How does Ward's method work?
- start: all sample units in n clusters of size 1 each - step 1: n - 1 clusters are formed, one of size two and the remaining of size 1; the error sum of squares and r-square values are computed; the pair of sample units that yield the smallest error sum of squares or the largest r-square value will form the first cluster. - step 2: n - 2 clusters are formed from that n - 1 clusters defined in step 1. These may include two clusters of size 2, or a single cluster of size 3 including the two items clustered in step 1. Again, the value of r-square is maximized. - At each step of the algorithm clusters or observations are combined in such a way as to MINIMIZE the SUM OF SQUARE or MAXIMIZE the r-SQUARE value within each cluster. - The algorithm stops when all sample units are combined into a single large cluster of size n .

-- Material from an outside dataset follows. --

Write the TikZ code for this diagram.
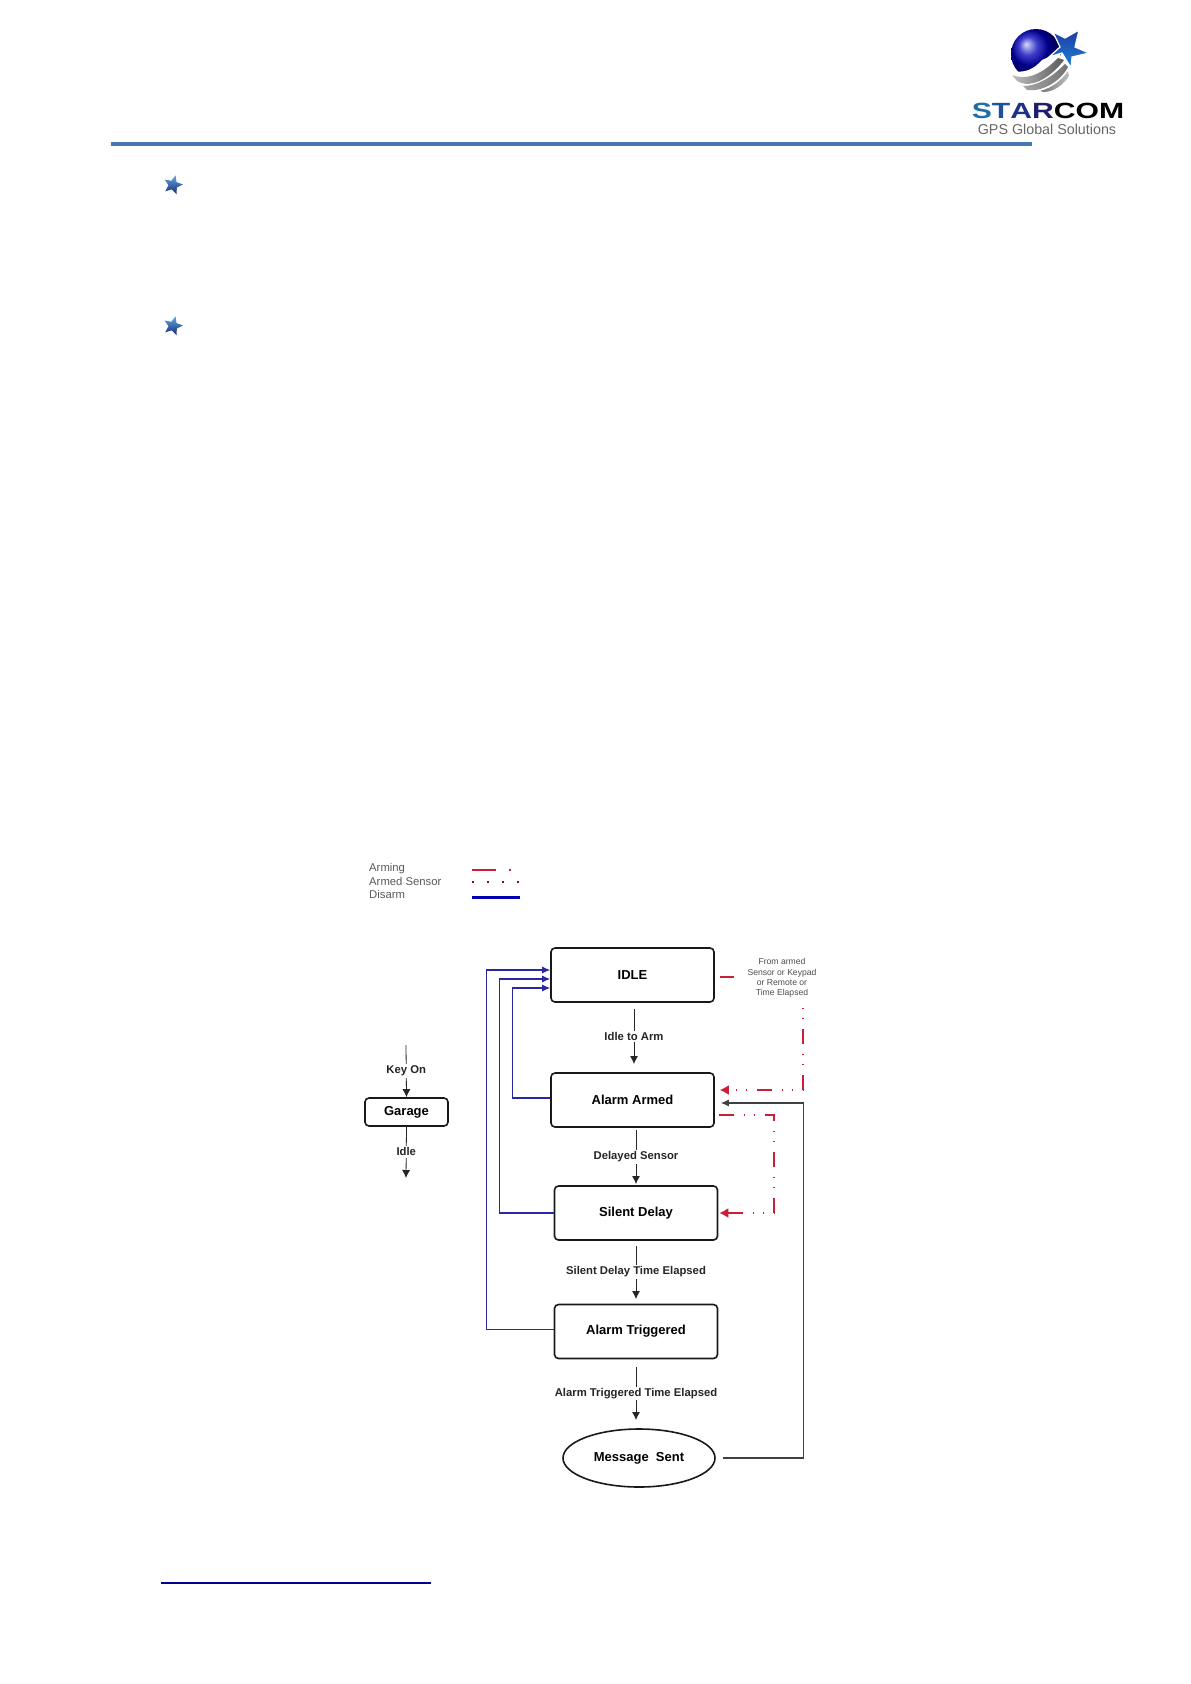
\documentclass[tikz,border=0pt]{standalone}
\usepackage{fontspec}
\setmainfont{Liberation Sans}
\usetikzlibrary{arrows.meta,shapes.geometric}
\definecolor{disarmblue}{RGB}{40,40,165}
\definecolor{armred}{RGB}{205,30,55}
\definecolor{ruleblue}{RGB}{70,120,180}
\definecolor{staredge}{RGB}{30,130,210}
\definecolor{stardark}{RGB}{30,60,165}
\definecolor{brandS}{RGB}{30,110,170}
\definecolor{brandT}{RGB}{30,80,160}
\definecolor{brandA}{RGB}{30,50,140}
\definecolor{brandR}{RGB}{30,30,110}
\tikzset{
  statebox/.style={draw=black!90,line width=1.6pt,rounded corners=4pt,minimum width=163pt,minimum height=54pt,inner sep=0pt,font=\bfseries\fontsize{13}{15}\selectfont},
  stateoval/.style={draw=black!90,line width=1.6pt,ellipse,minimum width=152pt,minimum height=58pt,inner sep=0pt,font=\bfseries\fontsize{13}{15}\selectfont},
  flowlabel/.style={fill=white,inner sep=1.5pt,font=\bfseries\fontsize{11.3}{13}\selectfont,text=black!85},
  flowarrow/.style={draw=black!85,line width=0.8pt,-{Latex[length=8pt,width=8pt]}},
  disarmline/.style={draw=disarmblue,line width=1.1pt,-{Latex[length=8pt,width=7pt]}},
  returnline/.style={draw=black!75,line width=1.1pt,-{Latex[length=8pt,width=7pt]}},
  armline/.style={draw=armred,line width=1.6pt,dash pattern=on 15pt off 10pt on 1pt off 9pt on 1pt off 10pt,-{Latex[length=9pt,width=10pt]}},
  armdash/.style={draw=armred,line width=1.8pt},
  legendtext/.style={anchor=west,inner sep=0pt,text=black!65,font=\fontsize{11.3}{13}\selectfont},
  bulletstar/.style={star,star points=5,star point ratio=2.2,minimum size=20pt,inner sep=0pt,top color=staredge!70!white,bottom color=stardark!70!black,rotate=-15},
}
\begin{document}
\begin{tikzpicture}[x=1pt,y=-1pt]
  \useasboundingbox (0,0) rectangle (1191,1684);

  % Logo
  \shade[ball color=blue!75!black] (1036,54) circle (25);
  \fill[white] (1009,70) .. controls (1025,75) and (1035,68) .. (1042,60) -- (1060,52) -- (1066,84) -- (1009,90) -- cycle;
  \shade[left color=black!25,right color=black!65] (1012,75) .. controls (1030,82) and (1046,70) .. (1058,58) -- (1064,60) .. controls (1052,76) and (1032,90) .. (1017,81) -- cycle;
  \shade[left color=black!35,right color=black!55] (1023,86) .. controls (1040,86) and (1055,74) .. (1065,64) -- (1068,67) .. controls (1060,82) and (1042,92) .. (1027,90) -- cycle;
  \shade[left color=black!55,right color=black!25] (1040,91) .. controls (1052,88) and (1062,80) .. (1068,71) -- (1069,76) .. controls (1064,84) and (1054,92) .. (1044,92) -- cycle;
  \draw[white,line width=1.2pt,top color=stardark,bottom color=staredge] (1053,32) -- (1065,38) -- (1079,30) -- (1075,47) -- (1089,53) -- (1072,57) -- (1071,68) -- (1062,53) -- (1049,57) -- (1060,47) -- cycle;
  \node[inner sep=0pt,xscale=1.37,font=\bfseries\fontsize{22}{24}\selectfont] (brand) at (1048,111) {\textcolor{brandS}{S}\textcolor{brandT}{T}\textcolor{brandA}{A}\textcolor{brandR}{R}COM};
  \node[inner sep=0pt,text=black!60,font=\fontsize{14.3}{16}\selectfont] (slogan) at (1047,129) {GPS Global Solutions};

  % Page rule and bullets
  \fill[ruleblue] (111,142) rectangle (1032,146);
  \node[bulletstar] (starone) at (173,185) {};
  \node[bulletstar] (startwo) at (173,326) {};
  \fill[blue!60!black] (161,1582.3) rectangle (431,1583.7);

  % Legend
  \node[legendtext] (legarming) at (369,868.5) {Arming};
  \node[legendtext] (legsensor) at (369,881) {Armed Sensor};
  \node[legendtext] (legdisarm) at (369,894) {Disarm};
  \coordinate (armingA) at (472,870);
  \coordinate (armingB) at (511,870);
  \coordinate (sensorA) at (472,882);
  \coordinate (sensorB) at (520,882);
  \coordinate (disarmA) at (472,897);
  \coordinate (disarmB) at (520,897);
  \draw[armred,line width=2.6pt,dash pattern=on 24pt off 13pt on 2pt off 20pt] (armingA) -- (armingB);
  \draw[armred!60!black,line width=1.8pt,dash pattern=on 1.8pt off 13.2pt] (sensorA) -- (sensorB);
  \draw[blue!70!black,line width=3pt] (disarmA) -- (disarmB);

  % States
  \node[statebox] (idle) at (632.5,975) {IDLE\hspace{3pt}};
  \node[statebox] (armed) at (632.5,1100) {Alarm Armed};
  \node[statebox] (silent) at (636,1213) {Silent Delay\hspace{2pt}};
  \node[statebox] (trig) at (636,1331.5) {Alarm Triggered};
  \node[stateoval] (msg) at (639,1458) {Message~~Sent\hspace{10pt}};
  \node[statebox,minimum width=83pt,minimum height=28pt] (garage) at (406.5,1112) {Garage};

  % Free ends
  \coordinate (idleout) at (634,1009);
  \coordinate (armin) at (634,1064);
  \coordinate (armout) at (636,1130);
  \coordinate (silentin) at (636,1184);
  \coordinate (silentout) at (636,1246);
  \coordinate (trigin) at (636,1299);
  \coordinate (trigout) at (636,1367);
  \coordinate (msgin) at (636,1420);
  \coordinate (keyon) at (406,1045);
  \coordinate (idleend) at (406,1178);
  \coordinate (fromend) at (734,977);
  \coordinate (fromtop) at (803,1008);

  % Main flow
  \draw[flowarrow] (idleout) -- (armin) node[flowlabel,pos=0.5] (lblidle) {Idle to Arm};
  \draw[flowarrow] (armout) -- (silentin) node[flowlabel,pos=0.5] (lbldelayed) {Delayed Sensor};
  \draw[flowarrow] (silentout) -- (trigin) node[flowlabel,pos=0.49] (lblsilent) {Silent Delay Time Elapsed};
  \draw[flowarrow] (trigout) -- (msgin) node[flowlabel,pos=0.5] (lbltrig) {Alarm Triggered Time Elapsed};
  \draw[flowarrow] (keyon) -- (garage.north) node[flowlabel,pos=0.5] (lblkey) {Key On};
  \draw[flowarrow] (garage.south) -- (idleend) node[flowlabel,pos=0.49] (lblgarage) {Idle};

  % Disarm
  \draw[disarmline] ([yshift=2pt]trig.west) -- ++(-67,0) |- ([yshift=5pt]idle.west);
  \draw[disarmline] (silent.west) -- ++(-54,0) |- ([yshift=-4pt]idle.west);
  \draw[disarmline] ([yshift=2pt]armed.west) -- ++(-38,0) |- ([yshift=-13pt]idle.west);

  % Return from message
  \draw[returnline,shorten <=7pt,shorten >=6pt] (msg.east) -- ++(88,0) |- ([yshift=-3pt]armed.east);

  % Arming and sensor
  \draw[armdash,shorten <=5pt] ([yshift=-2pt]idle.east) -- (fromend);
  \node[inner sep=0pt,align=center,text=black!70,font=\fontsize{8.6}{10.3}\selectfont] (fromnote) at (782,978) {From armed\\Sensor or Keypad\\or Remote or\\Time Elapsed};
  \draw[armline,dash pattern=on 1pt off 9pt on 1pt off 10pt on 15pt off 10pt,shorten >=5pt] (fromtop) |- ([yshift=10pt]armed.east);
  \draw[armline,shorten <=4pt,shorten >=1pt] ([yshift=-15pt]armed.east) -- ++(59,0) |- (silent.east);
\end{tikzpicture}
\end{document}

Non-hierarchical procedures in forming clusters in Cluster Analysis
- termed "K Means" clustering procedures - # of clusters is specified in advance by the researcher - do not entail a sequential process of "building up" the clusters - Goal: find an optimal solution, given the number of clusters specified by the researcher
Steps to take after clusters are identified/specified
1) Internal validity - check mean and SD within each cluster. 2) External validity - How well do the clusters work in detecting patterns or differences on other variables? Clusters can be saved as a variable on SPSS, and used as independent groups in an ANOVA, MANOVA etc.
Ways to conduct Agglomerative Hierarchical Clustering
1) Linkage method: a - Simple linkage (minimum distance) b - Complete linkage (maximum distance) c - Average linkage 2) Centroid (cluster averages) linkage/method 3) Ward's method
Ward's method
A type of agglomerative clustering that computes sum of squared distances within clusters and aggregates clusters with the MINIMUM increase in the overall sum of squares.

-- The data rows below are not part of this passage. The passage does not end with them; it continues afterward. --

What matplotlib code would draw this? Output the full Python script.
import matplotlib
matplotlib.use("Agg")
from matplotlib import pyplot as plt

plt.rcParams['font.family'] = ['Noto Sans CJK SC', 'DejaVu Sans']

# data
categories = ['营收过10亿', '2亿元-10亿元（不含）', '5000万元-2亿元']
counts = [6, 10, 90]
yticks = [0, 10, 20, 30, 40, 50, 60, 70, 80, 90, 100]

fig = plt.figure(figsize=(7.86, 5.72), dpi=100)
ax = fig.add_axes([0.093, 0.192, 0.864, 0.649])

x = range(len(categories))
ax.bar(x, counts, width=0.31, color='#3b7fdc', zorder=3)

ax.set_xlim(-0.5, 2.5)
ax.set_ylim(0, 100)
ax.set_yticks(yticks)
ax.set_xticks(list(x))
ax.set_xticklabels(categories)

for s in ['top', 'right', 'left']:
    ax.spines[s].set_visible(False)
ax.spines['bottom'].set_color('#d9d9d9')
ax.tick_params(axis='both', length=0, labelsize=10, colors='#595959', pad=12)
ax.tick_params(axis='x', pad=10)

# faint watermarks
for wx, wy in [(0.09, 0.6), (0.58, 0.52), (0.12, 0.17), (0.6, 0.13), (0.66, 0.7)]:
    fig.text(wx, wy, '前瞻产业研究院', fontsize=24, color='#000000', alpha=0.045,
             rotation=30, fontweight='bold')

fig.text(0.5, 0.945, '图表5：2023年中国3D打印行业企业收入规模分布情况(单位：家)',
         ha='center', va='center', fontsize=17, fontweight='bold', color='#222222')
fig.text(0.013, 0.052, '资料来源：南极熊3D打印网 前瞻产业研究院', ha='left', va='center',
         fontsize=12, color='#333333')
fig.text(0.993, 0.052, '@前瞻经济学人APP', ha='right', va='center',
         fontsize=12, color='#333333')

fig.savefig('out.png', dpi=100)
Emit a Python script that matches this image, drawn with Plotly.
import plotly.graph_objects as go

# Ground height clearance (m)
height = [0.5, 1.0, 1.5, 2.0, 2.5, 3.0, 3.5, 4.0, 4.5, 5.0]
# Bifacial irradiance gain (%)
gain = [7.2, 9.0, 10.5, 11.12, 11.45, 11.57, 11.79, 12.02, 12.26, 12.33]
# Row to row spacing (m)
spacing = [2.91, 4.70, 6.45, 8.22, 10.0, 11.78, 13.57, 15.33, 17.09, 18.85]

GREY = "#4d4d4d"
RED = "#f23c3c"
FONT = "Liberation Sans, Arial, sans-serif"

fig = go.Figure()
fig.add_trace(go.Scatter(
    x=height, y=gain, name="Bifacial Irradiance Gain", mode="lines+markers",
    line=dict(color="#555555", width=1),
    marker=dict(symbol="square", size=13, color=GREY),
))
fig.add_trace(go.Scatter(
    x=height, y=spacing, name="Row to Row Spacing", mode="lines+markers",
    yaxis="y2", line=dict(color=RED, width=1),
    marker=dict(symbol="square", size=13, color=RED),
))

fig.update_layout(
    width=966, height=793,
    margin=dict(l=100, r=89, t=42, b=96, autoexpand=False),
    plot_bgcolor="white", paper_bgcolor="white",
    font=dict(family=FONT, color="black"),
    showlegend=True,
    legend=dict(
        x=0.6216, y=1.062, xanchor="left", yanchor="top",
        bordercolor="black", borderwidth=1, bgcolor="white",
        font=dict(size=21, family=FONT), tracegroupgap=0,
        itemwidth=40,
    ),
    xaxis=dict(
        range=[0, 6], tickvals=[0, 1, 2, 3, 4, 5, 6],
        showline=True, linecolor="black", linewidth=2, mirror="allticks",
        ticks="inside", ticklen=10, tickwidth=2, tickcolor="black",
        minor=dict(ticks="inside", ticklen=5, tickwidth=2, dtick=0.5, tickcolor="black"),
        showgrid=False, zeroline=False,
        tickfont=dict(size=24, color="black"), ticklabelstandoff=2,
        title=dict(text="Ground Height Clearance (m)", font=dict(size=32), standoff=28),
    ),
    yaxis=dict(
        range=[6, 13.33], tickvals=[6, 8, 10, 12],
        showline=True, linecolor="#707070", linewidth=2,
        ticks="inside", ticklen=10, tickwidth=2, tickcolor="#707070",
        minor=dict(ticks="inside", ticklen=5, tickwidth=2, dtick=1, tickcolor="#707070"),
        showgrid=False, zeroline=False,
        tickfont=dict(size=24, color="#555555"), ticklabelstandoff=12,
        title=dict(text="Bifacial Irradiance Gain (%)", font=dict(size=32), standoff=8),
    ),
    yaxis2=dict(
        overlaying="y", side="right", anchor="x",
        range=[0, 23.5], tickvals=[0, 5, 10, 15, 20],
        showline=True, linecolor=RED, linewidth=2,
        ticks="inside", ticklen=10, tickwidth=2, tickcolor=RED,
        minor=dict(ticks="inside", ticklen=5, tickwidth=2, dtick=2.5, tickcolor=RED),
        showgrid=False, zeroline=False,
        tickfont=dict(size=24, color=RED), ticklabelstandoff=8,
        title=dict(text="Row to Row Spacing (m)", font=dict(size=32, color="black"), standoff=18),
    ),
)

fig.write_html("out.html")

Agglomerative vs. Divisive procedure
Agglomerative procedure - cluster analysis starts with n number of clusters (1 participant in each cluster). Divisive procedure - cluster starts with 1 cluster (all participants in that cluster).
Which method should we use? Hierarchical? Non-hierarchical? or Both?

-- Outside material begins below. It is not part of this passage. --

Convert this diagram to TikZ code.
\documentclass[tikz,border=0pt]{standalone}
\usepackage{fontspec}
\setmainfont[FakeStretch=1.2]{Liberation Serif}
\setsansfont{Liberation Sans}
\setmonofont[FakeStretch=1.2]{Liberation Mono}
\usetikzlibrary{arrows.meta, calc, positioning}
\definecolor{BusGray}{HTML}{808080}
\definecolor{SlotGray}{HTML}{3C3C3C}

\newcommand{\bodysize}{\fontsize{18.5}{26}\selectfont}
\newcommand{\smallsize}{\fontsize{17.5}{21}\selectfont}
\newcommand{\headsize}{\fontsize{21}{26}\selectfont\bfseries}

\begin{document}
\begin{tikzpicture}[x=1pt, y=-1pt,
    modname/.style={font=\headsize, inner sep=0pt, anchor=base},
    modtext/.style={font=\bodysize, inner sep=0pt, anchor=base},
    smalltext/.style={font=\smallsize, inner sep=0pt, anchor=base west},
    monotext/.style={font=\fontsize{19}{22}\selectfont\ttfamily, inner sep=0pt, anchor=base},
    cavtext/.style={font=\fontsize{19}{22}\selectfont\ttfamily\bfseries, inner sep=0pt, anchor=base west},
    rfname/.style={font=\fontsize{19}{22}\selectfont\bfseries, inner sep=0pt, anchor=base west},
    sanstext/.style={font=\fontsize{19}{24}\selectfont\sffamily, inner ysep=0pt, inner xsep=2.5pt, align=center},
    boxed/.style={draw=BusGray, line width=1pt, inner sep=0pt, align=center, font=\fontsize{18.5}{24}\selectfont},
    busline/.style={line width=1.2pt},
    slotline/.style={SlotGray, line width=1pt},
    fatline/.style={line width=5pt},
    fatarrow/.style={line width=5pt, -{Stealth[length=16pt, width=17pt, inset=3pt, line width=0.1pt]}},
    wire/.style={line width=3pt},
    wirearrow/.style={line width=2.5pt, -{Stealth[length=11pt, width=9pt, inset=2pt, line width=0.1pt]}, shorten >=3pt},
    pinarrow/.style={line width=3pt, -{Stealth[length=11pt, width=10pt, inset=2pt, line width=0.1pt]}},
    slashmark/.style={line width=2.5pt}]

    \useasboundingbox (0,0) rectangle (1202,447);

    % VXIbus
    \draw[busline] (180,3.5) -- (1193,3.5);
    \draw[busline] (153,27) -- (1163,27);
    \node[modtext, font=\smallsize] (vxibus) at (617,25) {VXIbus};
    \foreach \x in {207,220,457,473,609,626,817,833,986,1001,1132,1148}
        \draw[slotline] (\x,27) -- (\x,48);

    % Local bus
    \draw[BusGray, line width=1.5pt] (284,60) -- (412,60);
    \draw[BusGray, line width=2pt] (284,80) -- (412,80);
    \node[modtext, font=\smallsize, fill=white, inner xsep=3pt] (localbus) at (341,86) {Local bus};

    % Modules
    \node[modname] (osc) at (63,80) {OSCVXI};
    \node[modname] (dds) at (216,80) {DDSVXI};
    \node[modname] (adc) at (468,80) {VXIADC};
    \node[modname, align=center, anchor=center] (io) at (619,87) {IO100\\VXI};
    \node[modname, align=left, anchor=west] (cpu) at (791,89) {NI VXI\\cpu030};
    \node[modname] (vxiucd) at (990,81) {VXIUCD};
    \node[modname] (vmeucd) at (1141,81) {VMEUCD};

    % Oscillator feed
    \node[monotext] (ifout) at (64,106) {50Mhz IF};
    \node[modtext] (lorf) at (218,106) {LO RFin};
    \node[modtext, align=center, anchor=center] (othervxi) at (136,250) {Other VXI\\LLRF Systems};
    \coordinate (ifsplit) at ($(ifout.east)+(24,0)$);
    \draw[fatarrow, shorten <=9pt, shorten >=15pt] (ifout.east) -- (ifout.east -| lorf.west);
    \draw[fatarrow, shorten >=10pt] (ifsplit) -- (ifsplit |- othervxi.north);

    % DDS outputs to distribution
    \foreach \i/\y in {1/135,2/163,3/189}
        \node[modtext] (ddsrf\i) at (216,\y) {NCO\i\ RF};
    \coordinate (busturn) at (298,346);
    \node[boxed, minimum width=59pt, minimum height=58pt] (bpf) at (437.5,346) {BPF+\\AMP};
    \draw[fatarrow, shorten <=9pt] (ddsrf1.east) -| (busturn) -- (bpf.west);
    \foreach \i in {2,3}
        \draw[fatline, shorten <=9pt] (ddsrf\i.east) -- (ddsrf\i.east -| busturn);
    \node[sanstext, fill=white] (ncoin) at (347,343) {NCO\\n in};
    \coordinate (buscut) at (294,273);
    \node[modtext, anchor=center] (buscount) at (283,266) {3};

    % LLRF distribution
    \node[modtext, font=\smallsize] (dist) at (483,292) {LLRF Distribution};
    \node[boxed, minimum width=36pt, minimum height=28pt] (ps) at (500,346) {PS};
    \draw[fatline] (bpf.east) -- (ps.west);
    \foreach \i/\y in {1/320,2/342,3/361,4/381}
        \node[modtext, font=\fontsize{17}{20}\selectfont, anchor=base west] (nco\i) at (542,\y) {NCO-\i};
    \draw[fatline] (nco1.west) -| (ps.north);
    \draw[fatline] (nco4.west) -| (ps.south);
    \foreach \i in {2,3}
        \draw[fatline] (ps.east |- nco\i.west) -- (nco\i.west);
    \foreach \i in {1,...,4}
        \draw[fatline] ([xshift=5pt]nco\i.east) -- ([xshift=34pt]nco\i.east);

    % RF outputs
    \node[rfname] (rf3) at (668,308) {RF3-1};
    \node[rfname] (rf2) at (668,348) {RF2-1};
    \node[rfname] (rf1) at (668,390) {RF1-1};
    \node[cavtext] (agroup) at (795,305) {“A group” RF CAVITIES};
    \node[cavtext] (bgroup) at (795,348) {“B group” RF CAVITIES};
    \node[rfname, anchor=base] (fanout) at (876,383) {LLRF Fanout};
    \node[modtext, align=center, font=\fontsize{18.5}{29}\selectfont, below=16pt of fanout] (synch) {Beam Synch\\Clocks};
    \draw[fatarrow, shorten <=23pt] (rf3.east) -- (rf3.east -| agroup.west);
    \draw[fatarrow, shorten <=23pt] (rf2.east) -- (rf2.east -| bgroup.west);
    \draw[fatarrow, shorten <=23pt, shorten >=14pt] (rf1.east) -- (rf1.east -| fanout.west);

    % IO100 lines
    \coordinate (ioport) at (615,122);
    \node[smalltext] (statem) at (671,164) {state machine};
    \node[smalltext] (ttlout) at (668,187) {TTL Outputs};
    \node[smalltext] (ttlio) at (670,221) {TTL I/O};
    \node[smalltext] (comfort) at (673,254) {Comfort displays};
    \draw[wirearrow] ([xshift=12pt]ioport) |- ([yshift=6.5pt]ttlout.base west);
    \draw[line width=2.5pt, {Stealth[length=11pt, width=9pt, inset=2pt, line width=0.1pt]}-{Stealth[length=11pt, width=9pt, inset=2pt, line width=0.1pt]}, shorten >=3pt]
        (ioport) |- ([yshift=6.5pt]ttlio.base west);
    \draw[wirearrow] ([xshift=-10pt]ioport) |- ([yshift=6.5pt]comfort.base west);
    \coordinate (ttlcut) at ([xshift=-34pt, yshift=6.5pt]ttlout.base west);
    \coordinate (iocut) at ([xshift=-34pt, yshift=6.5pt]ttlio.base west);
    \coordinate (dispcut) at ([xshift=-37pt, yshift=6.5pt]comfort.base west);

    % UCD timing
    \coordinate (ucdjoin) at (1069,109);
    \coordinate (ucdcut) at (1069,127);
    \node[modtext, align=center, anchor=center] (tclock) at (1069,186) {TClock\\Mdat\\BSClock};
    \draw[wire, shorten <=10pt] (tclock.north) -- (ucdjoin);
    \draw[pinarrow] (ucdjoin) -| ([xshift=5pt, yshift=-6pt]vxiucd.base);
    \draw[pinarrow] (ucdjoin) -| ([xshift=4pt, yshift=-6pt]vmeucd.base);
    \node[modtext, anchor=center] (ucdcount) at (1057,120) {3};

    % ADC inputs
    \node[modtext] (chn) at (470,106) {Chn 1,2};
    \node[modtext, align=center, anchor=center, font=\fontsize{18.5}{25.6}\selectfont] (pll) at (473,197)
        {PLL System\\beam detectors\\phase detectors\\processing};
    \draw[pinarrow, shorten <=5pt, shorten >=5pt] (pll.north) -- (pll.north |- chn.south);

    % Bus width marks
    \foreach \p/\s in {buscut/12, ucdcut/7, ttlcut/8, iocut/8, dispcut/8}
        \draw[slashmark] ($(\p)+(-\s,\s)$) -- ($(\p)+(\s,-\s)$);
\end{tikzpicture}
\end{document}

Consensus is developing that researchers should use both hierarchical methods and non-hierarchical methods, sequentially.
How are Cluster analysis and Factor analysis different?
Factor Analysis - assesses the structure in items/variables; groups similar items/variables together. Cluster Analysis - assesses the structure in the naturing groupings of people; groups similar people together.
What are the types of hierarchical and non-hierarchical clustering procedures?
Hierarchical 1) Agglomerative hierarchical clustering 2) Divisive hierarchical clustering Non-hierarchical 1) K-means clustering
What are the problems with very few clusters?
Homogeneity within each cluster decreases as the number of cluster decreases. In other words, people within a cluster share less similarity.
For variables that are not on the same scale...
If the variables are not on the same scale, we must standardize the scales before creating a proximity matrix.
How is Pearson Correlation used in measuring similarities in a Cluster Analysis?
It finds relationship/similarities between two profiles' shapes (2D)
Hierarchical procedures in forming clusters in cluster Analysis
It is a SEQUENTIAL, step-by-step procedure to combine cases into clusters based on SIMILARITY COEFFICIENTS. An agglomerative approach is often used.
Dendrogram
It is a tree-like structure that is a product of a Cluster Analysis on SPSS. It helps to determine the number of clusters. Cutoff point is where the "trunk" of the dendrogram gets long. The number of "branches" before the cutoff point on the dendrogram tells us the number of clusters.
How is Proximity Matrix used in measuring similarities in a Cluster Analysis?
It uses squared Euclidean distance to find similarities between two profiles' shapes and elevation (3D).
Can we use cluster analysis for testing a hypothesis?
No, but we can use the groups generated by a cluster analysis to do hypothesis testing.
Euclidean distance
The length of the hypotenuse of a right-angle triangle.
How are Cluster analysis and Factor analysis similar?
They both assess the structure of a group of entities to increase homogeneity within-group and decrease homogeneity (increase heterogeneity) between groups. They both want to maximize similarities within group and minimize similarities (or maximize differences) between groups.
r-square
This r-square value is interpreted as the proportion of variation explained by a particular clustering of the observations.